» JOB
Output the data word for word, dropping every image.
┄┄┄┄┄┄
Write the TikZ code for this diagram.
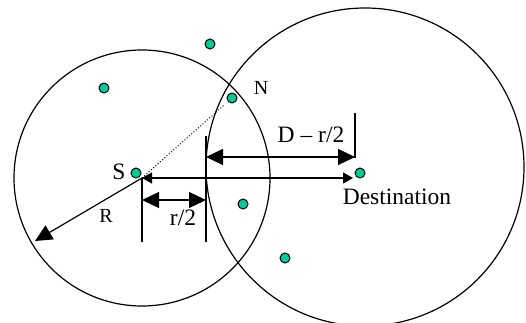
\documentclass[tikz,border=0pt]{standalone}
\usepackage{fontspec}
\setmainfont{Liberation Serif}
\usetikzlibrary{arrows.meta}
\definecolor{nodegreen}{RGB}{0,204,153}
\tikzset{
  dot/.style={circle,draw=black,fill=nodegreen,line width=1pt,minimum size=10pt,inner sep=0pt},
  big/.style={font=\fontsize{23.5}{27}\selectfont},
  small/.style={font=\fontsize{20}{24}\selectfont},
  bigtip/.style={arrows={Triangle[length=17pt,width=16pt]-Triangle[length=17pt,width=16pt]}},
  thintip/.style={arrows={Triangle[length=10pt,width=11pt]-Triangle[length=10pt,width=11pt]}}
}

\begin{document}
\begin{tikzpicture}[x=1pt,y=-1pt,line width=1.2pt]
  \useasboundingbox (0,0) rectangle (526,323);
  % reichweiten der beiden knoten
  \coordinate (o) at (142,178);
  \draw (o) circle(128);
  \draw (365,167) circle(159);
  % knoten
  \node[dot] (s) at (136,173) {};
  \node[dot] (n) at (232,98) {};
  \node[dot] (dest) at (360,173) {};
  \foreach \p [count=\i] in {(210,44),(104,88),(243,204),(285,258)}
    \node[dot] (k\i) at \p {};
  % hilfslinien
  \coordinate (a1) at (142,242); \coordinate (b0) at (206,136); \coordinate (b1) at (206,242);
  \coordinate (c0) at (355,113); \coordinate (c1) at (355,158);
  \draw (o) -- (a1); \draw (b0) -- (b1); \draw (c0) -- (c1);
  % masspfeile
  \coordinate (r0) at (142,200); \coordinate (r1) at (206,200);
  \coordinate (d0) at (206,157); \coordinate (d1) at (355,157);
  \coordinate (e1) at (353,178); \coordinate (rr) at (35,241);
  \draw[bigtip] (r0) -- (r1);
  \draw[bigtip] (d0) -- (d1);
  \draw[thintip] (o) -- (e1);
  \draw[-{Triangle[length=17pt,width=16pt]}] (o) -- (rr);
  \draw[dotted,line width=1pt,shorten >=5pt] (o) -- (n);
  % beschriftungen
  \node[big] (ls) at (119,172) {S};
  \node[small] (ln) at (261,88) {N};
  \node[small] (lr) at (106,216) {R};
  \node[big] (lhalf) at (183,218) {r/2};
  \node[big] (ld) at (311,135) {D -- r/2};
  \node[big] (ldest) at (397,197) {Destination};
\end{tikzpicture}
\end{document}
┄┄┄┄┄┄
» WRITTEN SOLUTION
Write the TikZ code for this diagram.
\documentclass[tikz,border=0pt]{standalone}
\usepackage{fontspec}
\setmainfont{Liberation Serif}
\usetikzlibrary{arrows.meta}
\definecolor{nodegreen}{RGB}{0,204,153}
\tikzset{
  dot/.style={circle,draw=black,fill=nodegreen,line width=1pt,minimum size=10pt,inner sep=0pt},
  big/.style={font=\fontsize{23.5}{27}\selectfont},
  small/.style={font=\fontsize{20}{24}\selectfont},
  bigtip/.style={arrows={Triangle[length=17pt,width=16pt]-Triangle[length=17pt,width=16pt]}},
  thintip/.style={arrows={Triangle[length=10pt,width=11pt]-Triangle[length=10pt,width=11pt]}}
}

\begin{document}
\begin{tikzpicture}[x=1pt,y=-1pt,line width=1.2pt]
  \useasboundingbox (0,0) rectangle (526,323);
  % reichweiten der beiden knoten
  \coordinate (o) at (142,178);
  \draw (o) circle(128);
  \draw (365,167) circle(159);
  % knoten
  \node[dot] (s) at (136,173) {};
  \node[dot] (n) at (232,98) {};
  \node[dot] (dest) at (360,173) {};
  \foreach \p [count=\i] in {(210,44),(104,88),(243,204),(285,258)}
    \node[dot] (k\i) at \p {};
  % hilfslinien
  \coordinate (a1) at (142,242); \coordinate (b0) at (206,136); \coordinate (b1) at (206,242);
  \coordinate (c0) at (355,113); \coordinate (c1) at (355,158);
  \draw (o) -- (a1); \draw (b0) -- (b1); \draw (c0) -- (c1);
  % masspfeile
  \coordinate (r0) at (142,200); \coordinate (r1) at (206,200);
  \coordinate (d0) at (206,157); \coordinate (d1) at (355,157);
  \coordinate (e1) at (353,178); \coordinate (rr) at (35,241);
  \draw[bigtip] (r0) -- (r1);
  \draw[bigtip] (d0) -- (d1);
  \draw[thintip] (o) -- (e1);
  \draw[-{Triangle[length=17pt,width=16pt]}] (o) -- (rr);
  \draw[dotted,line width=1pt,shorten >=5pt] (o) -- (n);
  % beschriftungen
  \node[big] (ls) at (119,172) {S};
  \node[small] (ln) at (261,88) {N};
  \node[small] (lr) at (106,216) {R};
  \node[big] (lhalf) at (183,218) {r/2};
  \node[big] (ld) at (311,135) {D -- r/2};
  \node[big] (ldest) at (397,197) {Destination};
\end{tikzpicture}
\end{document}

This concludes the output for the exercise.